Outside help sought
The Solomon Islands yesterday issued an invitation to an Australian-led intervention force to occupy the main island of Guadalcanal to restore law and order after four years of civil war. New Zealand and Fiji are also expected to join the roughly 2,000-strong force of police and military personal mounting the first wave around July 24. An advance police and military team are already in the capital Honiara. It will be the biggest military engagement by outside forces in the region since 1980 when Papua New Guinea sent its military to newly independent Vanuatu to crush a rebellion.
■ Hong Kong
Bus plunges off bridge
A double-decker bus collided with a truck and plunged off a bridge early yesterday, killing 22 people and injuring 20, according to officials and local news reports. Some people were thrown out of the bus and others were trapped inside as it fell more than 15m and landed on a rural hillside, fire commander Wong Sai-chuen told reporters at the scene. Rescue crews tied injured passengers onto stretchers, then formed a human chain and used ropes to pull them off the slope. Firefighters later lifted the wreckage and said no one had been trapped beneath it.
Gum makes comeback
People will soon be allowed to buy long-banned chewing gum -- but only from pharmacies -- the government said yesterday. Pharmacists will be able to sell without prescription gum that aids "dental and oral hygiene," the Trade and Industry Ministry said in a statement released. The government will allow the sale of Orbit and Orbit White, both made by Chicago-based Wrigley, the world's largest gum maker, the Trade and Industry Ministry said in a statement. A Trade and Industry Ministry spokeswoman said on condition of anonymity that other gum makers would also be allowed to enter Singapore's market of 4 million people. The decision stems from a recently signed free-trade agreement between the US and Singapore, and follows lobbying from the US Congress and American gum makers.
■ New Zealand
Train driver kills girlfriend
A train driver unknowingly killed his live-in girlfriend when his locomotive hit her car at a crossing, news reports said yesterday. The driver of the freight train was grief stricken when he discovered that the 44-year-old woman he lived with was the victim of the accident at Eltham, 56km from New Plymouth on the west coast of the North Island, police said. Police sergeant Shaun Keenan told the Daily News, "There's no suggestion of foul play. The accident's being treated as a tragedy." Another officer said that warning bells and lights were operating at the crossing, which has no barrier arms, at the time of the accident on Wednesday afternoon. The names of the pair were not disclosed.
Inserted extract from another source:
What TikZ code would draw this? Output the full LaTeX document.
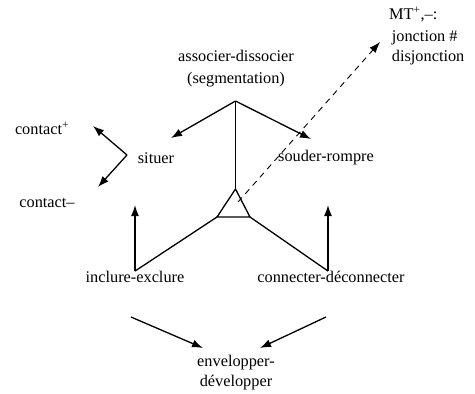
\documentclass[tikz,border=0pt]{standalone}
\usepackage{fontspec}
\setmainfont{Liberation Serif}
\usepackage{tikz}
\usetikzlibrary{arrows.meta}
\usetikzlibrary{calc}
\tikzstyle{term} = [inner sep=0pt, align=center,
	font=\fontsize{16.3}{20}\selectfont]
\tikzstyle{arrow} =[-{Latex[length=11pt, width=8pt]}, line width=1.3pt]
\tikzstyle{plain} =[line width=1.3pt]
\newcommand{\pl}{\textsuperscript{+}}

\begin{document}
\begin{tikzpicture}[x=1pt, y=-1pt]
			\useasboundingbox (0,0) rectangle (475,394);
			
			\node (asso) [term] at (236,69) {associer-dissocier\\[2pt](segmentation)};
			\node (sit) [term] at (156,158) {situer};
			\node (soud) [term] at (326,158) {souder-rompre};
			\node (cplus) [term] at (42,128) {contact\pl};
			\node (cmoins) [term] at (47,203) {contact--};
			\node (incl) [term] at (135,277) {inclure-exclure};
			\node (conn) [term] at (331,277) {connecter-déconnecter};
			\node (env) [term] at (236,373) {envelopper-\\développer};
			\node (mt) [term, anchor=north west, align=left] at (389,7) {MT\pl,--:\\[2pt]\,jonction \#\\\,disjonction};
			
			%triangle
			\coordinate (tA) at (235.5,189);
			\coordinate (tL) at (217,217);
			\coordinate (tR) at (250,217);
			\draw [plain, line join=miter] (tA) -- (tL) -- (tR) -- cycle;
			
			%branches du haut
			\coordinate (jn) at (235.5,101);
			\coordinate (tipSit) at (171,138);
			\coordinate (tipSoud) at (311,139);
			\draw [plain] (jn) -- (tA);
			\draw [arrow] (jn) -- (tipSit);
			\draw [arrow] (jn) -- (tipSoud);
			
			\coordinate (sitL) at (127,155);
			\coordinate (tipPlus) at (93,126);
			\coordinate (tipMoins) at (98,187);
			\draw [arrow] (sitL) -- (tipPlus);
			\draw [arrow] (sitL) -- (tipMoins);
			
			%pieds
			\draw [plain] (tL) -- (incl.north);
			\draw [plain] (tR) -- (conn.north -| 328,0);
			\draw [arrow] (incl.north) -- ++(0,-66);
			\draw [arrow] (conn.north -| 328,0) -- ++(0,-66);
			
			\coordinate (inclS) at (131,317);
			\coordinate (connS) at (326,317);
			\draw [arrow] (inclS) -- (203,348);
			\draw [arrow] (connS) -- (260,348);
			
			%MT
			\coordinate (mtTip) at (380,42);
			\draw [-{Latex[length=11pt, width=8pt]}, line width=0.9pt, dash pattern=on 6pt off 5pt] (238,202) -- (mtTip);
		\end{tikzpicture}
\end{document}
Flooding toll rises to 298
The death toll from massive flooding in China has risen to 298, with up to 100 million people affected by swelling rivers and torrential rains, the International Red Cross said yesterday. So far 209,000 people have been made homeless. Despite rising flood waters in the north central Huai River basin in the provinces of Anhui, Jiangsu and Henan, the death toll from weeks of downpours has so far been largely confined to south central China.
Twins' bodies in Tehran
The bodies of Iranian twins Laleh and Ladan Bijani, whose bid to lead separate lives after 29 years joined at the head ended in death in a Singapore operating theatre, returned to the Iranian capital yesterday. Around 100 people were at Tehran's Mehrabad airport to watch the two coffins taken from an Emirates plane, put into an ambulance and whisked away to a local morgue.